Tuesday, October 16, 2007

That new plane smell

Today, in Toulouse, France, Singapore Airlines took delivery of the plane. My plane. The Airbus A380 that I'll be flying on next week, representing Alcoa on the world's first commercial flight. I and 550 other privileged flight pioneers will get to spend five hours inside what looks, from the pictures, for all the world like a flying cruise ship.

People have paid as much as a hundred grand for this experience. They're looking forward, I'm sure, to the fabled Singapore Airlines flight experience: the extensive wine cellar; the right cheese at the right time; the unobtrusive yet ever-present cabin service, and the rest.

Me, I'll be looking at the seat tracks.

My friend Cindie Giummara at Alcoa Technical Center said I ought to check them out if I want to see a cool application of Alloy 2099; a special aluminum-lithium cocktail designed by Alcoa to make aluminum even lighter and stronger than it already is.

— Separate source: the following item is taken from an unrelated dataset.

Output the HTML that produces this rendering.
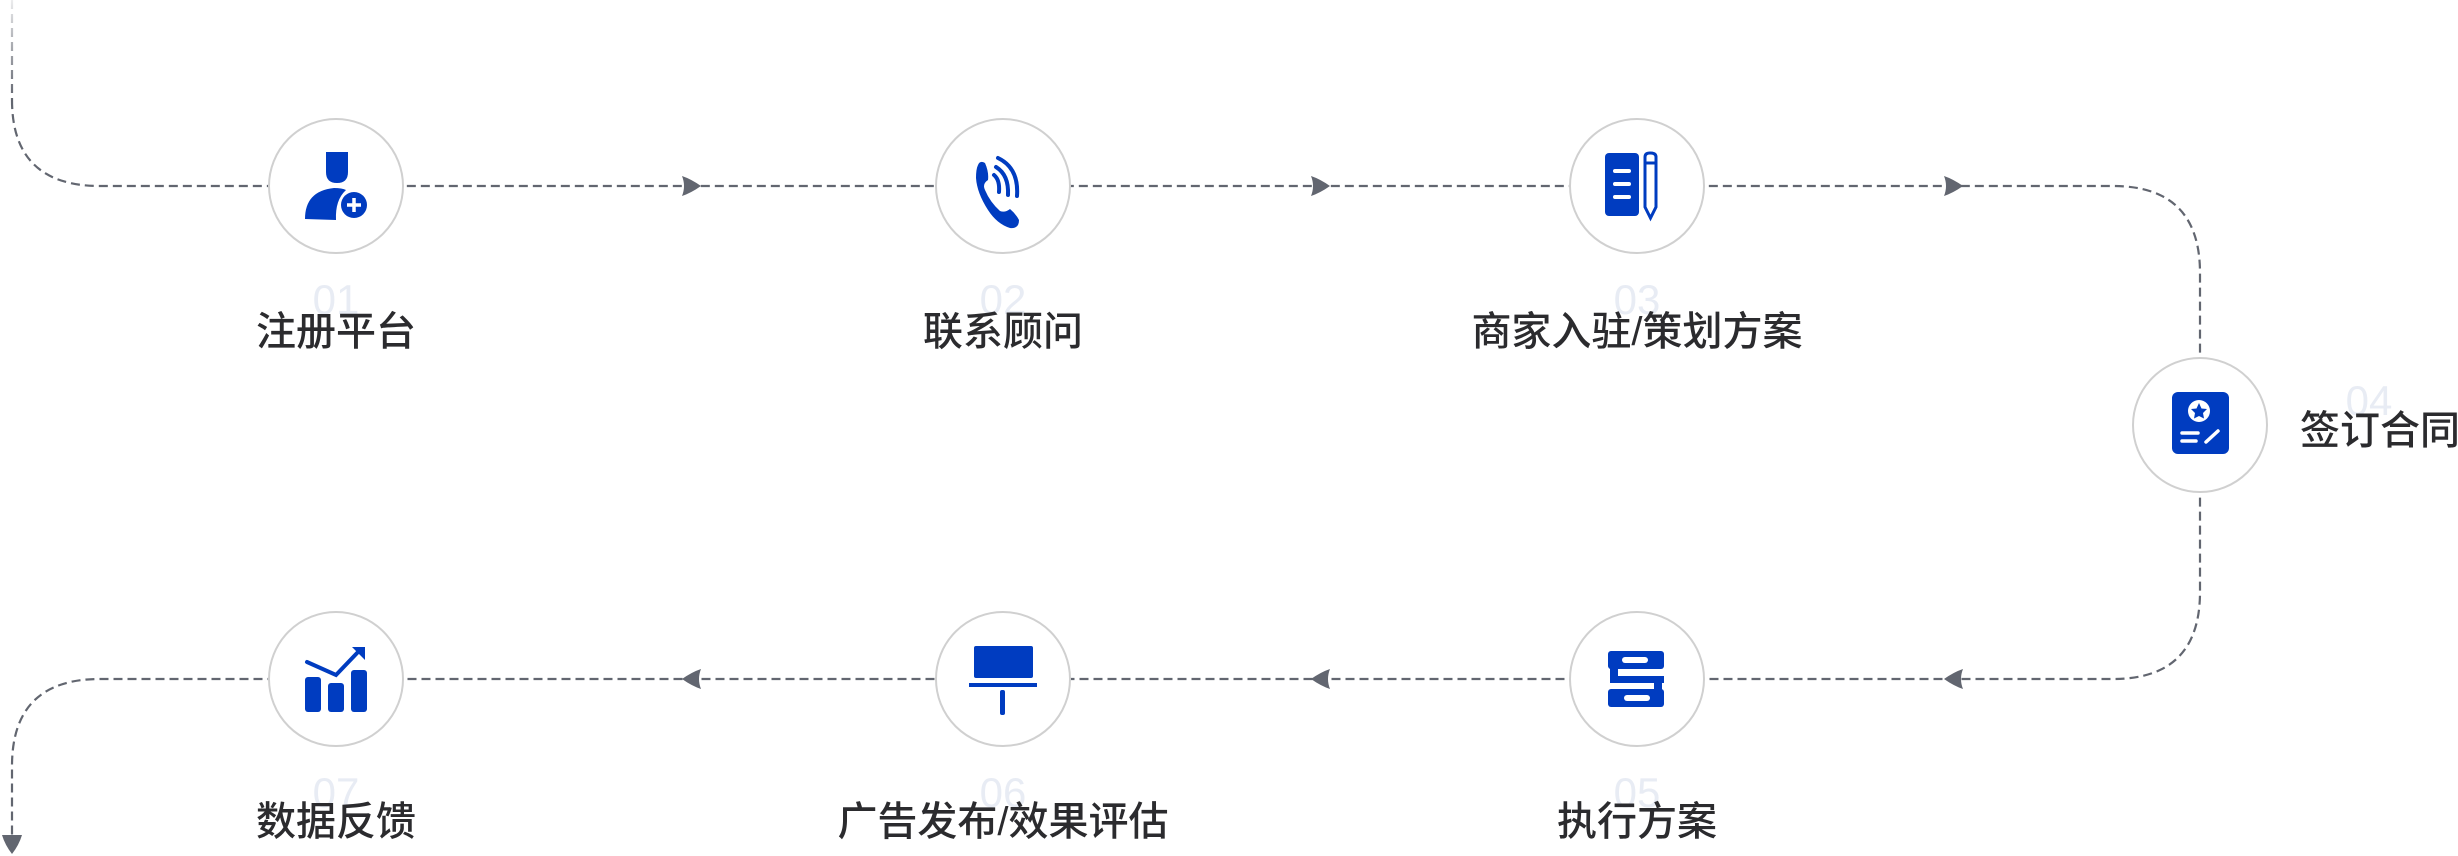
<!DOCTYPE html>
<html><head><meta charset="utf-8"><style>
html,body{margin:0;padding:0;background:#fff;}
body{width:2458px;height:856px;overflow:hidden;position:relative;font-family:"Liberation Sans","Noto Sans CJK SC",sans-serif;}
svg{position:absolute;left:0;top:0;}
</style></head><body>
<svg width="2458" height="856" viewBox="0 0 2458 856" xmlns="http://www.w3.org/2000/svg">
<defs>
<linearGradient id="fade" gradientUnits="userSpaceOnUse" x1="0" y1="0" x2="0" y2="100">
<stop offset="0" stop-color="#626670" stop-opacity="0.12"/>
<stop offset="0.4" stop-color="#626670" stop-opacity="0.5"/>
<stop offset="1" stop-color="#626670" stop-opacity="1"/>
</linearGradient>
</defs>
<g fill="none" stroke-width="2.2" stroke-dasharray="9 5">
<path d="M12 0 V100" stroke="url(#fade)"/>
<path d="M12 100 Q12 186 100 186 H2113 Q2200 186 2200 273 V592 Q2200 679 2113 679 H100 Q12 679 12 766 V838" stroke="#626670"/>
</g>
<g fill="#626670">
<path d="M682 176 Q691 179 701 186 Q691 193 682 196 Q686 186 682 176Z"/>
<path d="M1311 176 Q1320 179 1330 186 Q1320 193 1311 196 Q1315 186 1311 176Z"/>
<path d="M1944 176 Q1953 179 1963 186 Q1953 193 1944 196 Q1948 186 1944 176Z"/>
<path d="M701 669 Q692 672 682 679 Q692 686 701 689 Q697 679 701 669Z"/>
<path d="M1330 669 Q1321 672 1311 679 Q1321 686 1330 689 Q1326 679 1330 669Z"/>
<path d="M1963 669 Q1954 672 1944 679 Q1954 686 1963 689 Q1959 679 1963 669Z"/>
<path d="M2 835 H22 Q19 845 12 854 Q5 845 2 835Z"/>
</g>
<g fill="#fff" stroke="#d0d0d0" stroke-width="2">
<circle cx="336" cy="186" r="67"/><circle cx="1003" cy="186" r="67"/><circle cx="1637" cy="186" r="67"/>
<circle cx="2200" cy="425" r="67"/>
<circle cx="336" cy="679" r="67"/><circle cx="1003" cy="679" r="67"/><circle cx="1637" cy="679" r="67"/>
</g>
<g fill="#003cc0">
<path d="M326 152 H348 V172 Q348 183 337 183 Q326 183 326 172 Z"/>
<path d="M305 219 Q305 191 334 188 Q342 188 346 190 Q335 200 336 220 Z"/>
<circle cx="354" cy="205" r="13"/>
</g>
<path d="M354 198 V212 M347 205 H361" stroke="#fff" stroke-width="3.5"/>
<g fill="#003cc0">
<path d="M978 165 Q980 160 985 163 Q989 172 988 180 Q982 184 985 190 Q990 202 1000 211 Q1005 213 1010 209 Q1016 214 1019 220 Q1019 229 1010 228 Q997 224 988 210 Q977 193 976 178 Q976 169 978 165Z"/>
</g>
<g fill="none" stroke="#003cc0" stroke-width="4" stroke-linecap="round">
<path d="M994 175 Q1000 180 999 192"/>
<path d="M996 167 Q1009 175 1008 195"/>
<path d="M998 158 Q1019 168 1017 196"/>
</g>
<rect x="1605" y="153" width="34" height="63" rx="4" fill="#003cc0"/>
<g stroke="#fff" stroke-width="4" stroke-linecap="round"><path d="M1615 171 H1629 M1615 184 H1629 M1615 197 H1629"/></g>
<path d="M1645 157 Q1645 153 1650 153 Q1656 153 1656 157 V207 L1650.5 218 L1645 207 Z" fill="none" stroke="#003cc0" stroke-width="3"/>
<path d="M1645 163 H1656" stroke="#003cc0" stroke-width="3"/>
<rect x="2172" y="392" width="57" height="62" rx="6" fill="#003cc0"/>
<circle cx="2199" cy="411" r="11" fill="#fff"/>
<path d="M2199 403 L2201.5 408.5 L2207 409 L2203 413 L2204 418.5 L2199 416 L2194 418.5 L2195 413 L2191 409 L2196.5 408.5 Z" fill="#003cc0"/>
<g stroke="#fff" stroke-width="3.5" stroke-linecap="round"><path d="M2182 433 H2198 M2182 441 H2196 M2206 442 L2218 431"/></g>
<g fill="#003cc0">
<rect x="1608" y="651" width="56" height="18" rx="3"/>
<rect x="1608" y="689" width="56" height="18" rx="3"/>
<rect x="1610" y="664" width="8" height="18"/>
<rect x="1610" y="676" width="54" height="7"/>
<rect x="1654" y="676" width="8" height="18"/>
</g>
<g fill="#fff"><rect x="1622" y="657" width="26" height="6" rx="3"/><rect x="1624" y="695" width="26" height="6" rx="3"/></g>
<rect x="974" y="646" width="59" height="32" rx="2" fill="#003cc0"/>
<rect x="969" y="683" width="68" height="4" fill="#003cc0"/>
<rect x="1000" y="690" width="5" height="25" rx="2" fill="#003cc0"/>
<g fill="#003cc0">
<rect x="305" y="677" width="16" height="35" rx="3"/>
<rect x="328" y="683" width="16" height="29" rx="3"/>
<rect x="351" y="670" width="16" height="42" rx="3"/>
</g>
<path d="M307 662 L336 675 L359 651" fill="none" stroke="#003cc0" stroke-width="4" stroke-linecap="round"/>
<path d="M352 647 H365 V660 Z" fill="#003cc0"/>
<g fill="#e8ecf4" font-family="Liberation Sans, sans-serif" font-size="42" text-anchor="middle">
<text x="336" y="314">01</text><text x="1003" y="314">02</text><text x="1637" y="314">03</text>
<text x="2369" y="415">04</text>
<text x="1637" y="807">05</text><text x="1003" y="807">06</text><text x="336" y="807">07</text>
</g>
<g fill="#2b2b2e" font-family="Liberation Sans, Noto Sans CJK SC, sans-serif" font-size="40" font-weight="500" text-anchor="middle">
<text x="336" y="345">注册平台</text><text x="1003" y="345">联系顾问</text><text x="1637" y="345">商家入驻/策划方案</text>
<text x="2380" y="444">签订合同</text>
<text x="1637" y="835">执行方案</text><text x="1003" y="835">广告发布/效果评估</text><text x="336" y="835">数据反馈</text>
</g>
</svg>
</body></html>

Cindie, by the way, is from Australia, where I'll be flying to. She and I are currently not speaking due to the fact that I'm making this trip instead of her. A shout out to you, mate.

As Cindie explained to me, if you leave lithium alone in open air, it explodes. But if, under exotic high-tech manufacturing conditions that include an argon-charged casting chamber, you alloy white-hot lithium with good ol' Alcoa aluminum in the right proportions, you get the kind of stuff they make jet fighters out of. And, for Airbus, the kind of stuff that can deliver critical strength and shave precious pounds off a superjumbo where it matters most.

So why use it for the seat tracks? I expect because there are probably several hundred miles of them in the A380 (note to fact checkers -- check this fact). Whatever. With 8 to 11 rows of seats for up to 550 passengers plus crew, you wind up with a lot of track. And it has to be strong because, hey, who likes a loose seat when you're flying through a thunderstorm?

So while everybody else is looking to get autographs signed and be first in line at the bar, that'll be me down on my hands and knees, peeling up the carpet.